If you are in need of a particularly good escape that requires no travel this pandemic February, look no further than Australian crime writer Jane Harper’s latest whodunit, The Survivors, released by Flatiron Books earlier this month. Harper is a minor celebrity Down Under, where her first three mysteries won acclaim and awards. Though her work has garnered praise in the U.S., it may not yet have registered on Outer Capers’ radar. The Survivors will serve as an excellent introduction to her powerful story arcs and beautiful nature writing.
Harper sets in motion an intriguing story from the outset. She begins with a prologue in which two unnamed characters — one male and one female — are in the ocean, seemingly poised on the edge of a first kiss. It’s not clear precisely when or where the action takes place, or why the scene is relevant to the plot. As the novel unfolds, Harper slowly reveals the significance of these details.
Harper quickly gets down to business. She introduces the main character, Kieran Elliott, 30, a physical therapist who has returned from the mainland to his childhood home of Evelyn Bay, a seaside town on Tasmania. With him are his partner and their infant daughter. They have arrived to help Kieran’s parents pack up his childhood home. Though Kieran’s father is physically fit, he is in an advanced stage of dementia and needs more care than Kieran’s mother can provide.
After she’s introduced the main characters, Harper sets up the whodunit. A young art student waitressing in Evelyn Bay is found drowned on the beach. Her murder stirs up memories of Kieran’s older brother’s shipwreck and drowning in Evelyn Bay a dozen years prior, during a freakishly powerful storm.
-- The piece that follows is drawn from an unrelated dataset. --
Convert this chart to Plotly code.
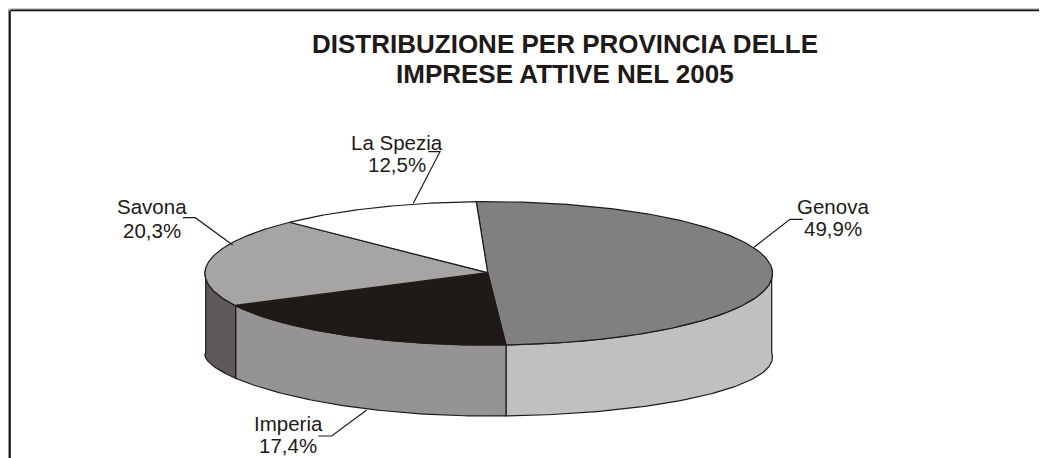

The art student’s murder also churns up an unsolved mystery surrounding the disappearance and assumed drowning of a teenage girl in the aftermath of this same, long-ago storm. Who murdered these two young women? Is there one killer, or two?
The novel’s titular “survivors” are iron sculptures anchored to the entrance to some rocky seaside caves. The three figures are visible except during rare and destructive high tides. The sculptures serve as landmarks and markers as Kieran, a survivor of one of these monster tides, solves the mysteries.
Harper’s characters will likely resonate with Outer Capers. There are plenty of locals devoted to their tiny seaside town, whose off-season population is about 900 and doubles from tourism during the summer. The year-rounders grouse about visitors, who dump trash in the wrong places but also bring much-needed cash. The year-rounders may be in Australia, but their lives will be familiar to Independent readers: they gather for community meetings at the public library, struggle with cutting costs of local services, and hang out at the one restaurant open in all seasons. They also struggle to find paying work so that they can continue to live — and survive — alongside the sea. Aging surfers (male) find work landscaping, fishing, and running deep-sea diving businesses. Women are servers and pick up whatever work they can find.
Harper’s most interesting characters have consistently been male, and this continues to be true in The Survivors. As a teen, Kieran participated unthinkingly in the rites of heterosexual masculinity. When he was a kid, young men in Evelyn Bay were athletic, rivalrous, and destructively competitive. Alcohol fueled their get-togethers. Harper shows Kieran reconsidering old behaviors. When he remembers his first sexual experience, for instance, Kieran recalls that he “had rolled up his sleeves, gone to a party at the beach that very night, and determinedly cast off his virginity in … a joylessly transactional exercise” that was mostly about bragging rights with his friends. As he comes in contact with adult versions of these former friends and grapples with memories of his dead brother, Kieran realizes he has jettisoned these old behavior patterns in favor of raising a daughter alongside a strong, independent partner.
Harper, who has been referred to as the “queen of Outback noir,” is a master of the dry, the wet, and the ugly. Her landscapes crackle with power, driving action more than simply serving as place settings. She set her first novel, The Dry, in a remote Aussie town reeling from the dust and flames of a catastrophic drought. This first novel, arguably her best, was adapted into a feature film released this winter. Similarly, in Force of Nature and The Lost Man, her second and third novels, Harper put her characters in contest with mountainous bush and a remote and punishing cattle station, respectively. In The Survivors, Harper uses language to conjure changing tides, salt-soaked air, and the pleasures and dangers of swimming hard against deep ocean currents. Outer Cape readers will find such settings familiar but also transportive.
The Survivors is an interesting meditation on memory. Harper explores caregivers’ experiences with grief in her frank treatment of dementia and memory loss. In Kieran, Harper has created a male character she holds accountable for past mistakes and who then embraces the possibility that what he accepted as true might actually have been a lie. Harper presents Kieran with variations “he had seen so many times over the years. Similar, but not the same.” Which is how readers who love the Outer Cape may feel about Harper’s representation of life along a fragile coast — simultaneously similar and not the same.